Simply defined, an intranet is a secure web site containing private information intended for a specific audience. This secure web site is housed within an organization on its own infrastructure but does not need to be limited only to internal users. External constituents — sales reps, board members and, in some cases, even customers — can be granted access to intranet content. An intranet that is hosted outside of your organization is considered an “extranet,” even though it serves the same function as an intranet.
When your company builds an intranet, it’s common to use it to publish policies, procedures, forms, corporate directories, pricing information, sales support materials, collateral, newsletters, corporate calendars, announcements and more. And just as you can post many pieces of information, an intranet can offer many benefits.

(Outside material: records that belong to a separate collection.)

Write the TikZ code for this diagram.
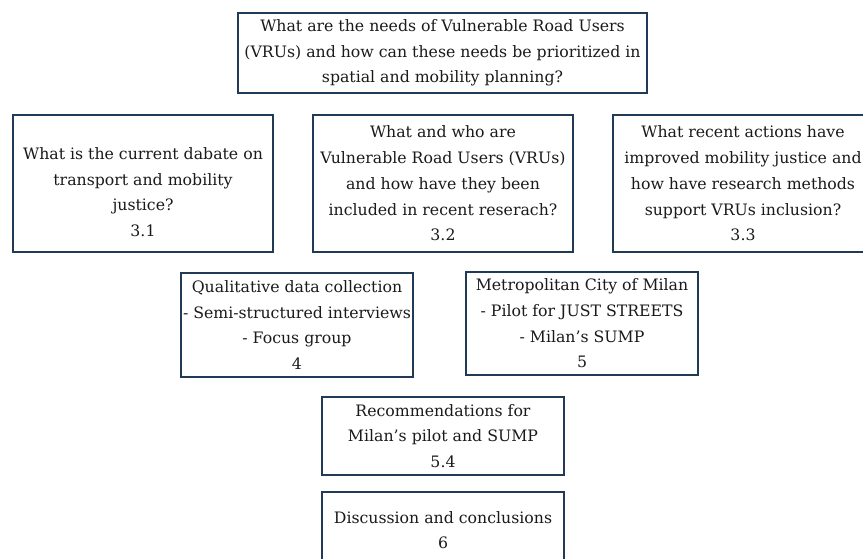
\documentclass[tikz,border=0pt]{standalone}
\usepackage{fontspec}
\setmainfont{DejaVu Serif}
\definecolor{boxedge}{HTML}{213A55}
\definecolor{ink}{HTML}{1A1A1A}
\tikzset{
  qbox/.style={draw=boxedge, line width=1.5pt, fill=white, rectangle,
    align=center, inner sep=0pt, text=ink, font=\fontsize{11.8}{19.3}\selectfont},
}
\begin{document}
\begin{tikzpicture}[x=0.75pt, y=-0.75pt]
  \useasboundingbox (0,0) rectangle (863,559);
  \clip (0,0) rectangle (863,559);

  % main research question
  \node[qbox, minimum width=409*0.75pt, minimum height=80*0.75pt] (main) at (442.5,53)
    {What are the needs of Vulnerable Road Users\\(VRUs) and how can these needs be prioritized in\\spatial and mobility planning?};

  % sub-questions, chapter 3
  \node[qbox, minimum width=260*0.75pt, minimum height=137*0.75pt] (q31) at (143,183.5)
    {\raisebox{-7pt}[\height][\depth]{\begin{tabular}{@{}c@{}}What is the current dabate on\\transport and mobility\\justice?\\3.1\end{tabular}}};
  \node[qbox, minimum width=260*0.75pt, minimum height=137*0.75pt] (q32) at (443,183.5)
    {What and who are\\Vulnerable Road Users (VRUs)\\and how have they been\\included in recent reserach?\\3.2};
  \node[qbox, minimum width=260*0.75pt, minimum height=137*0.75pt] (q33) at (743,183.5)
    {What recent actions have\\improved mobility justice and\\how have research methods\\support VRUs inclusion?\\3.3};

  % methods and case, chapters 4 and 5
  \node[qbox, minimum width=232*0.75pt, minimum height=104*0.75pt] (data) at (297,325)
    {Qualitative data collection\\- Semi-structured interviews\\- Focus group\\4};
  \node[qbox, minimum width=232*0.75pt, minimum height=103*0.75pt] (milan) at (582,323.5)
    {Metropolitan City of Milan\\- Pilot for JUST STREETS\\- Milan’s SUMP\\5};

  % outcomes
  \node[qbox, minimum width=242*0.75pt, minimum height=78*0.75pt] (recs) at (443,436)
    {Recommendations for\\Milan’s pilot and SUMP\\5.4};
  \node[qbox, minimum width=242*0.75pt, minimum height=76*0.75pt] (concl) at (443,530)
    {Discussion and conclusions\\6};
\end{tikzpicture}
\end{document}
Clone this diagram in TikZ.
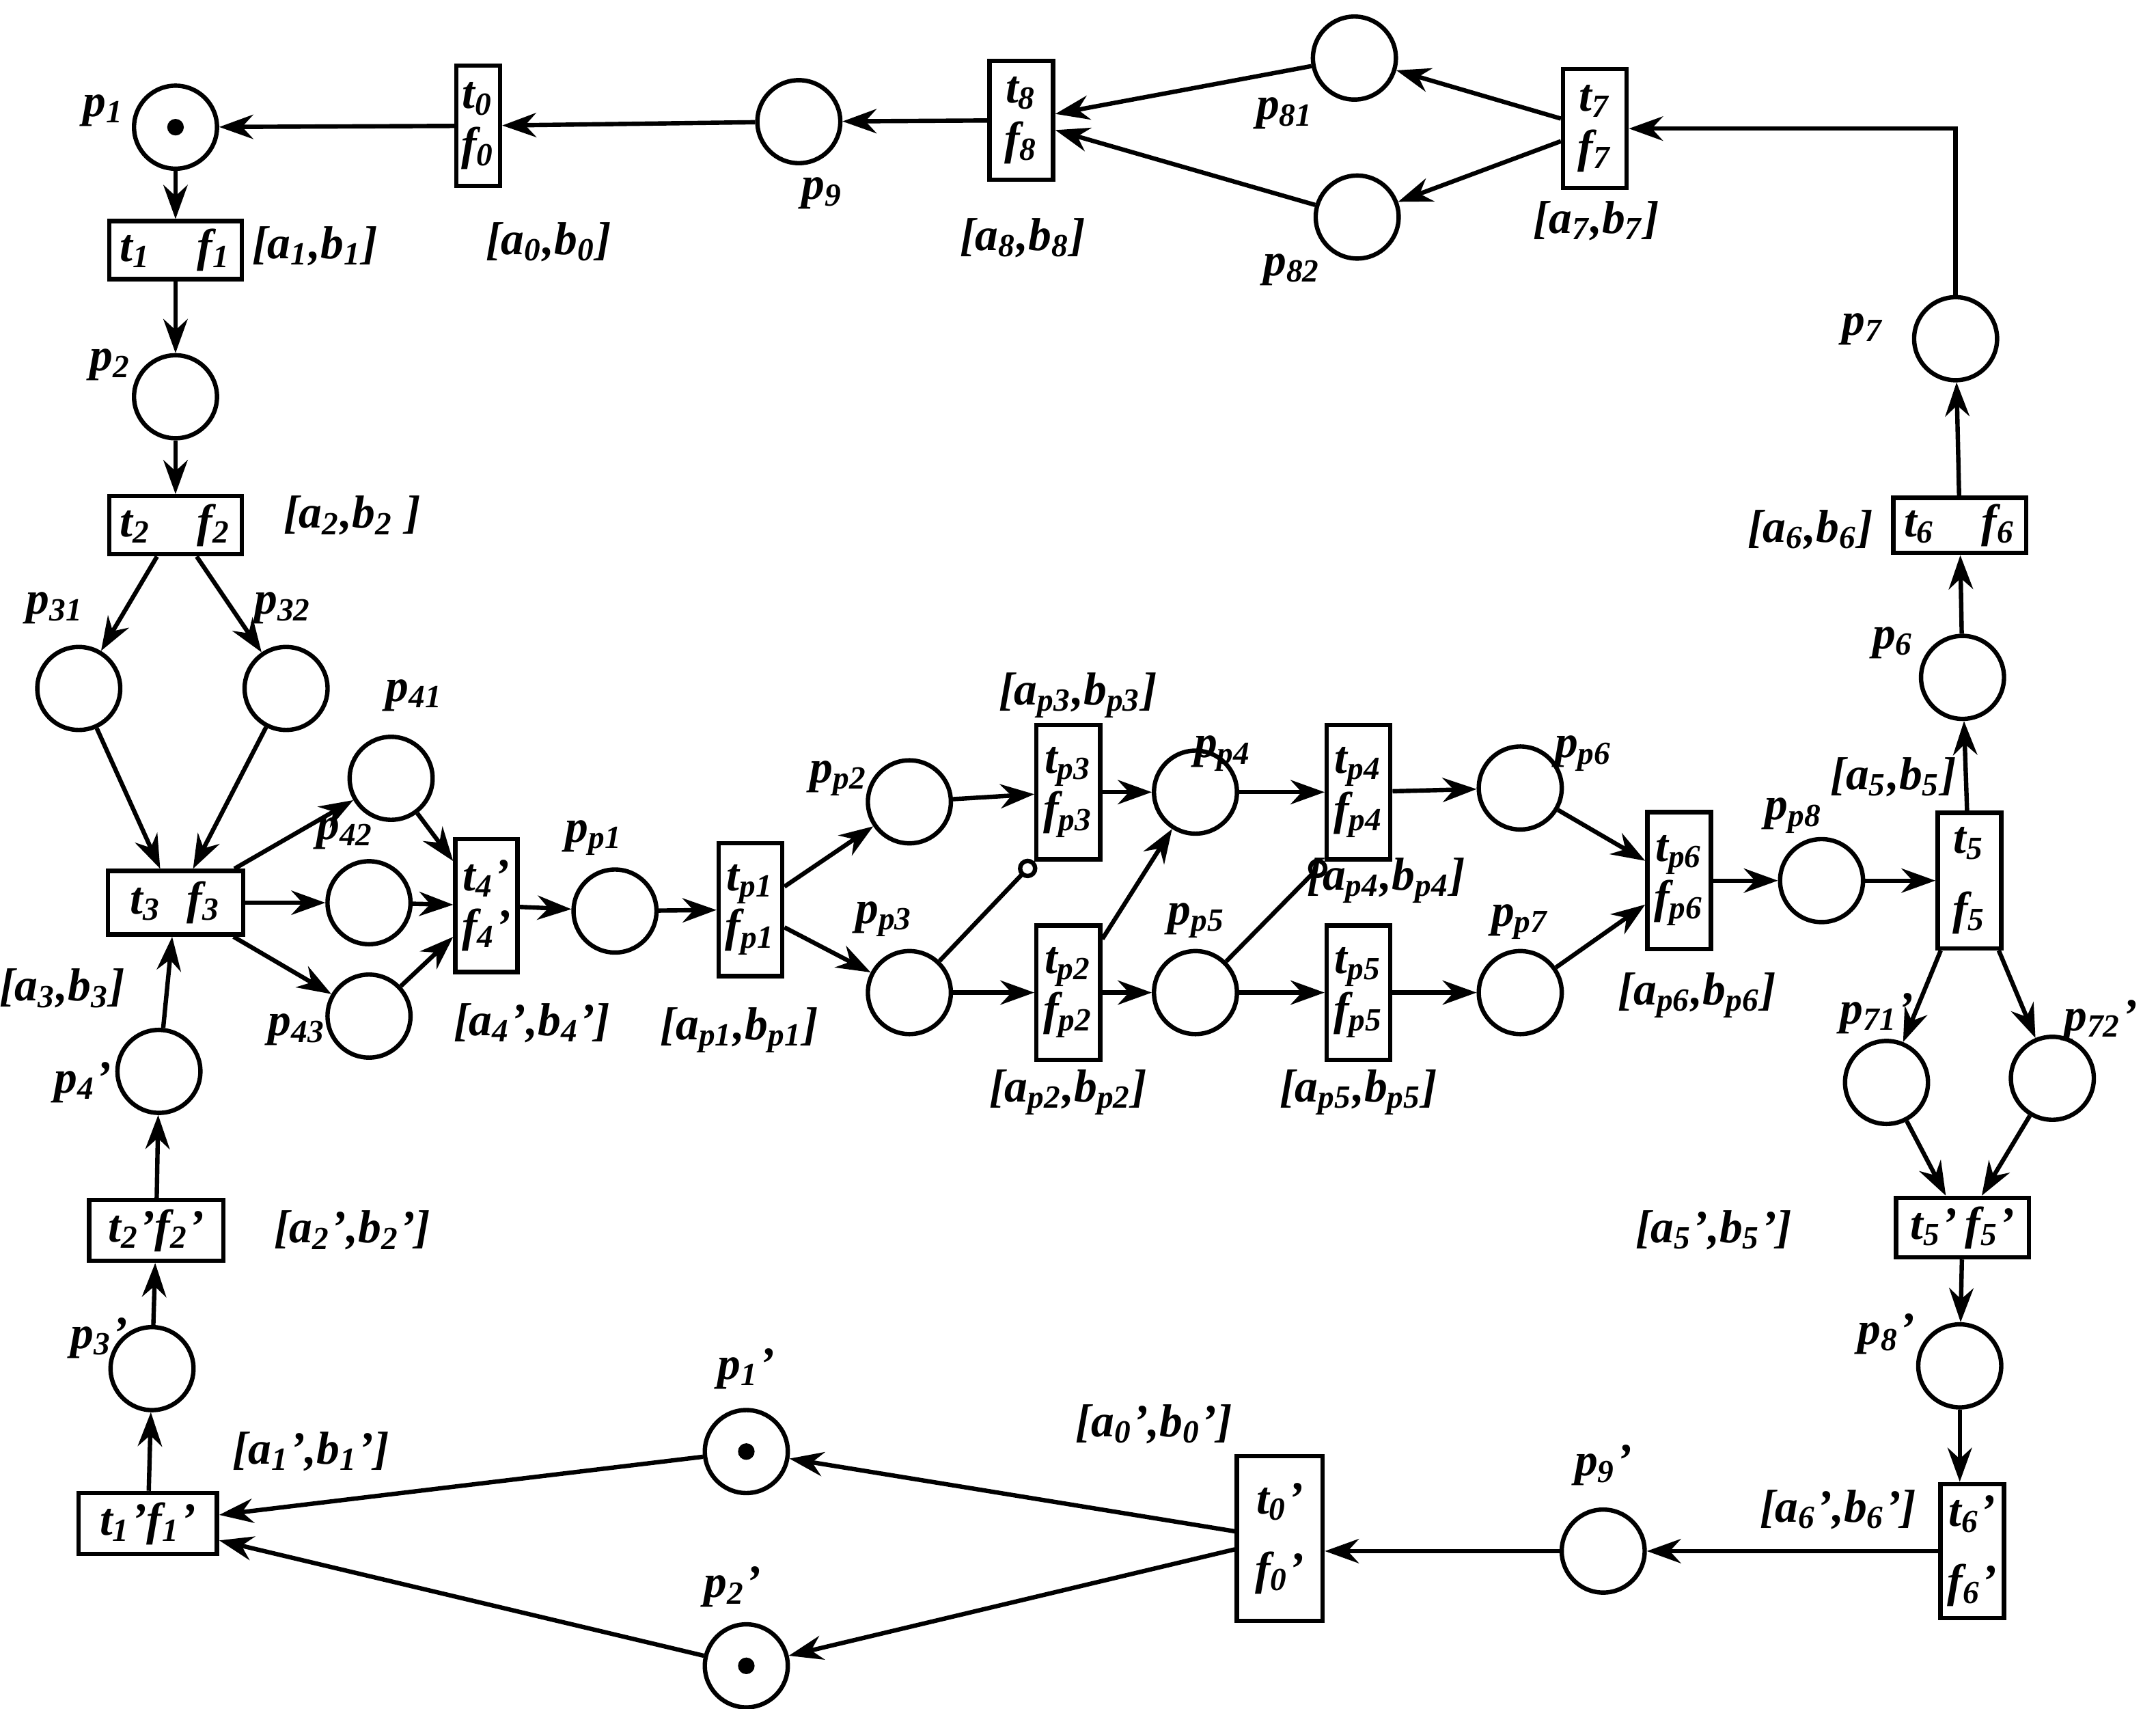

For starters, an intranet can immediately improve internal communication throughout your organization. Because an intranet allows you to store information in a central location, you can rest assured that everyone within your organization has access to the most up-to-date information. Also, by storing documents, such as business practice guidelines, in one place, you’re creating a more collaborative working environment both within your organization and among those with whom you do business.
An intranet can also improve the efficiency and effectiveness of your business. With all pertinent information available in a single location, employees can easily access what they need, when they need it. Taking that idea one step further, an intranet can also improve customer service. If your employees have easy access to the same information, they can answer customer questions quickly and more accurately, thanks to a centralized knowledge base.
An intranet can provide resources and outlets to organization members that the corporate office alone cannot provide, like an anonymous comment box. It can also help foster and create an online community within an organization. And with a password-protected location, an intranet makes for a much better way to send out sensitive and private information.
And, of course, an intranet can help you reduce your company’s carbon footprint. With all your forms in one central location, and by providing employees the ability to fill them out online, you can eliminate unnecessary printing and copying.
Though it may seem like a daunting task, creating an intranet can be a manageable responsibility. To build one successfully, ask yourself these three questions: Who will be using it? What will be posted to it? What level of protection will be necessary?
With an understanding of an intranet’s benefits and the specific areas on which you will need to focus, you can now decide if launching a corporate intranet is the right decision for your company in 2009.